Talking with Rachel was the first time I really felt at home here. I love the friendly people, especially Clara, but everything was so different and required some sort of adjustment from me, that it was nice to simply be with Rachel and not worry about whether I had to be somewhere or do something or somehow make up for someone else’s mistake or miscommunication.
After our tour ended, I got a computer converter and ethernet chord at the campus store and returned to my room in much better spirits. Clara was there, and we began talking.
She opened up to me and shared her background and come to find out… she’s an International Studies major who toured Europe for a month in January! What a small world. We then began talking about what Clara calls “our visions” and “ways.” She said she didn’t know what her way was, where she was supposed to work, what she was supposed to do, etc. I told her that I didn’t know mine either, but I felt very sure of my focus.
She didn’t know, but just a few hours earlier, I’d been discussing my plans with a professor and was yet again overwhelmed with how many options there are and how impossible they all seemed.

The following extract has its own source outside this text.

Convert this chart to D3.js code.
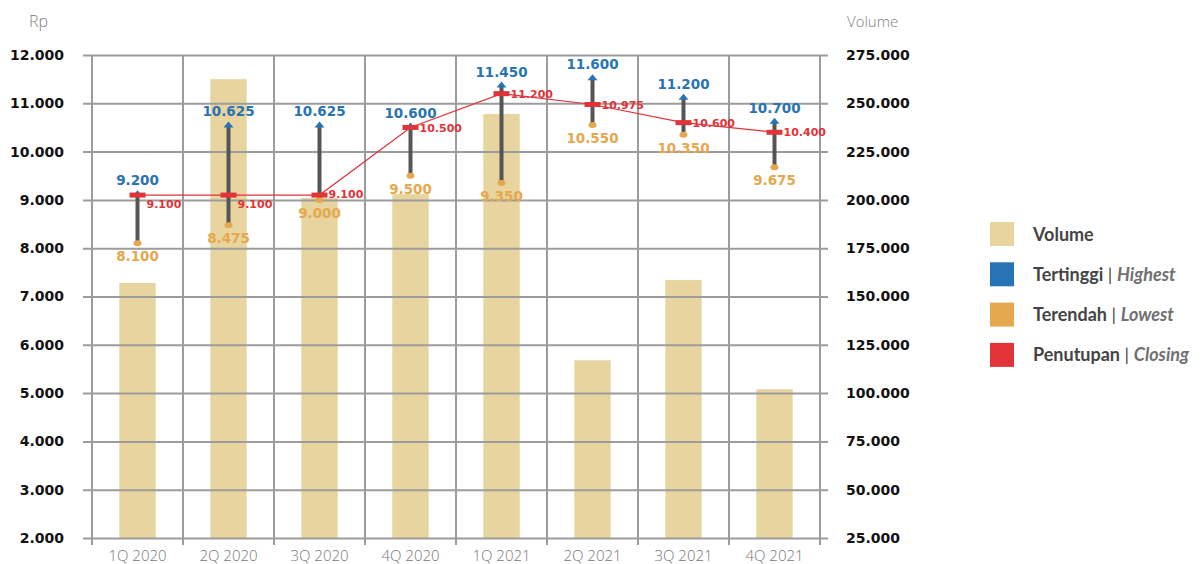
<!DOCTYPE html>
<html>
<head>
<meta charset="utf-8">
<script src="https://cdn.jsdelivr.net/npm/d3@7"></script>
<style>
  html, body { margin: 0; padding: 0; background: #fff; }
  svg { display: block; }
</style>
</head>
<body>
<svg id="chart" width="1202" height="564"></svg>
<script>
// Quarterly share price (Rp) range with trading volume bars.

const quarters = ["1Q 2020", "2Q 2020", "3Q 2020", "4Q 2020", "1Q 2021", "2Q 2021", "3Q 2021", "4Q 2021"];
const volume = [157000, 262500, 201000, 203000, 244500, 117000, 158500, 102000];
const highest = [9200, 10625, 10625, 10600, 11450, 11600, 11200, 10700];
const lowest = [8100, 8475, 9000, 9500, 9350, 10550, 10350, 9675];
const closing = [9100, 9100, 9100, 10500, 11200, 10975, 10600, 10400];

const priceTicks = [2000, 3000, 4000, 5000, 6000, 7000, 8000, 9000, 10000, 11000, 12000];
const volumeTicks = [25000, 50000, 75000, 100000, 125000, 150000, 175000, 200000, 225000, 250000, 275000];

const legendItems = [
  { main: "Volume", sub: null, color: "#e8d49e" },
  { main: "Tertinggi", sub: "Highest", color: "#2873b4" },
  { main: "Terendah", sub: "Lowest", color: "#e5a84e" },
  { main: "Penutupan", sub: "Closing", color: "#e13338" },
];

const COLORS = {
  bar: "#e8d49e",
  grid: "#9c9c9c",
  range: "#555555",
  high: "#2873b4",
  low: "#e5a84e",
  close: "#e13338",
};

const idFmt = d3.formatLocale({ decimal: ",", thousands: ".", grouping: [3], currency: ["Rp", ""] }).format(",d");

const svg = d3.select("#chart");

const plotL = 92, plotR = 820, plotT = 55, plotB = 538;

const x = d3.scaleBand().domain(quarters).range([plotL, plotR]).padding(0);
const y = d3.scaleLinear().domain([2000, 12000]).range([plotB, plotT]);
const yVol = d3.scaleLinear().domain([25000, 275000]).range([plotB, plotT]);

const rows = quarters.map((q, i) => ({
  q, vol: volume[i], hi: highest[i], lo: lowest[i], cl: closing[i], i,
}));

// bars (under grid)
const barW = x.bandwidth() * 0.4;
svg.append("g")
  .selectAll("rect")
  .data(rows)
  .enter()
  .append("rect")
  .attr("x", (d) => x(d.q) + x.bandwidth() / 2 - barW / 2)
  .attr("y", (d) => yVol(d.vol))
  .attr("width", barW)
  .attr("height", (d) => plotB - yVol(d.vol))
  .attr("fill", COLORS.bar);

// horizontal grid + left labels
const gLeft = svg.append("g")
  .attr("transform", `translate(828,0)`)
  .call(d3.axisLeft(y).tickValues(priceTicks).tickSize(745).tickPadding(19).tickFormat(idFmt));
gLeft.select(".domain").remove();
gLeft.selectAll("line").attr("stroke", COLORS.grid).attr("stroke-width", 2);
gLeft.selectAll("text")
  .attr("font-family", "DejaVu Sans")
  .attr("font-weight", "bold")
  .attr("font-size", 14)
  .attr("fill", "#111");

// right labels
const gRight = svg.append("g")
  .attr("transform", `translate(828,0)`)
  .call(d3.axisRight(yVol).tickValues(volumeTicks).tickSize(0).tickPadding(18).tickFormat(idFmt));
gRight.select(".domain").remove();
gRight.selectAll("text")
  .attr("font-family", "DejaVu Sans")
  .attr("font-weight", "bold")
  .attr("font-size", 14)
  .attr("fill", "#111");

// vertical grid at band edges
const edges = quarters.map((q) => x(q)).concat([plotR]);
svg.append("g")
  .selectAll("line")
  .data(edges)
  .enter()
  .append("line")
  .attr("x1", (d) => d)
  .attr("x2", (d) => d)
  .attr("y1", plotT)
  .attr("y2", plotB + 7)
  .attr("stroke", COLORS.grid)
  .attr("stroke-width", 2);

// bottom labels
const gBottom = svg.append("g")
  .attr("transform", `translate(0,${plotB})`)
  .call(d3.axisBottom(x).tickSize(0).tickPadding(12));
gBottom.select(".domain").remove();
gBottom.selectAll("text")
  .attr("font-family", "Open Sans")
  .attr("font-weight", 300)
  .attr("font-size", 15)
  .attr("fill", "#777");

// axis titles
svg.append("text").attr("x", 29).attr("y", 27).text("Rp")
  .attr("font-family", "Open Sans").attr("font-weight", 300).attr("font-size", 16).attr("fill", "#808080");
svg.append("text").attr("x", 847).attr("y", 27).text("Volume")
  .attr("font-family", "Open Sans").attr("font-weight", 300).attr("font-size", 15).attr("fill", "#808080");

// closing line
const cx = (d) => x(d.q) + x.bandwidth() / 2;
svg.append("path")
  .datum(rows)
  .attr("fill", "none")
  .attr("stroke", COLORS.close)
  .attr("stroke-width", 1.2)
  .attr("d", d3.line().x(cx).y((d) => y(d.cl)));

// high-low ranges
const gR = svg.append("g");
gR.selectAll("line")
  .data(rows)
  .enter()
  .append("line")
  .attr("x1", cx).attr("x2", cx)
  .attr("y1", (d) => y(d.lo))
  .attr("y2", (d) => y(d.hi) + 4)
  .attr("stroke", COLORS.range)
  .attr("stroke-width", 4);

// arrowheads at highest
gR.selectAll("path.hi")
  .data(rows)
  .enter()
  .append("path")
  .attr("class", "hi")
  .attr("fill", COLORS.high)
  .attr("d", (d) => {
    const px = cx(d), py = y(d.hi);
    return `M${px - 5},${py + 6}L${px},${py}L${px + 5},${py + 6}Z`;
  });

// dots at lowest
gR.selectAll("ellipse")
  .data(rows)
  .enter()
  .append("ellipse")
  .attr("cx", cx)
  .attr("cy", (d) => y(d.lo))
  .attr("rx", 4)
  .attr("ry", 3)
  .attr("fill", COLORS.low);

// closing markers
gR.selectAll("rect")
  .data(rows)
  .enter()
  .append("rect")
  .attr("x", (d) => cx(d) - 8)
  .attr("y", (d) => y(d.cl) - 2.5)
  .attr("width", 16)
  .attr("height", 5)
  .attr("fill", COLORS.close);

// labels
const labelFont = (sel, size, color) => sel
  .attr("font-family", "DejaVu Sans")
  .attr("font-weight", "bold")
  .attr("font-size", size)
  .attr("fill", color);

gR.selectAll("text.hi")
  .data(rows)
  .enter()
  .append("text")
  .attr("class", "hi")
  .attr("x", cx)
  .attr("y", (d) => y(d.hi) - 5)
  .attr("text-anchor", "middle")
  .text((d) => idFmt(d.hi))
  .call(labelFont, 13.5, COLORS.high);

gR.selectAll("text.lo")
  .data(rows)
  .enter()
  .append("text")
  .attr("class", "lo")
  .attr("x", cx)
  .attr("y", (d) => y(d.lo) + 18)
  .attr("text-anchor", "middle")
  .text((d) => idFmt(d.lo))
  .call(labelFont, 13.5, COLORS.low);

// first two closing labels sit below the marker, the rest beside it
const closeDy = [13, 13, 3, 5, 4, 4, 4, 4];
gR.selectAll("text.cl")
  .data(rows)
  .enter()
  .append("text")
  .attr("class", "cl")
  .attr("x", (d) => cx(d) + 9)
  .attr("y", (d) => y(d.cl) + closeDy[d.i])
  .text((d) => idFmt(d.cl))
  .call(labelFont, 11, COLORS.close);

// legend
const gL = svg.append("g").attr("transform", "translate(990,222)");
const item = gL.selectAll("g")
  .data(legendItems)
  .enter()
  .append("g")
  .attr("transform", (d, i) => `translate(0,${i * 40.3})`);
item.append("rect").attr("width", 24).attr("height", 24).attr("fill", (d) => d.color);
const lt = item.append("text")
  .attr("x", 43)
  .attr("y", 18.5)
  .attr("font-family", "Lato")
  .attr("font-size", 18)
  .attr("fill", "#444");
lt.append("tspan").attr("font-weight", "bold").text((d) => d.main);
lt.filter((d) => d.sub)
  .append("tspan").attr("font-weight", "normal").attr("fill", "#444").text(" | ");
lt.filter((d) => d.sub)
  .append("tspan").attr("font-weight", "bold").attr("font-style", "italic").attr("fill", "#707070")
  .text((d) => d.sub);
</script>
</body>
</html>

I had begun to seriously doubt whether I was even supposed to be here.
But talking with Clara totally reaffirmed that I do in fact know my way. I do not know where it will take me, but I do know that I am supposed to be taking it. God has led me this far, and despite appearances, I think I will learn to fit in well here. Everything was new, yes. But I expected it to be. I really love the people at the school here, and I can learn to live with the humidity. The mat I have already gotten used to, as I slept a full 10 hours before waking up at 4:00 AM here to write.
I am blessed beyond measure. I have a chance to find more of my way. And I am now confident that my way leads to Korea.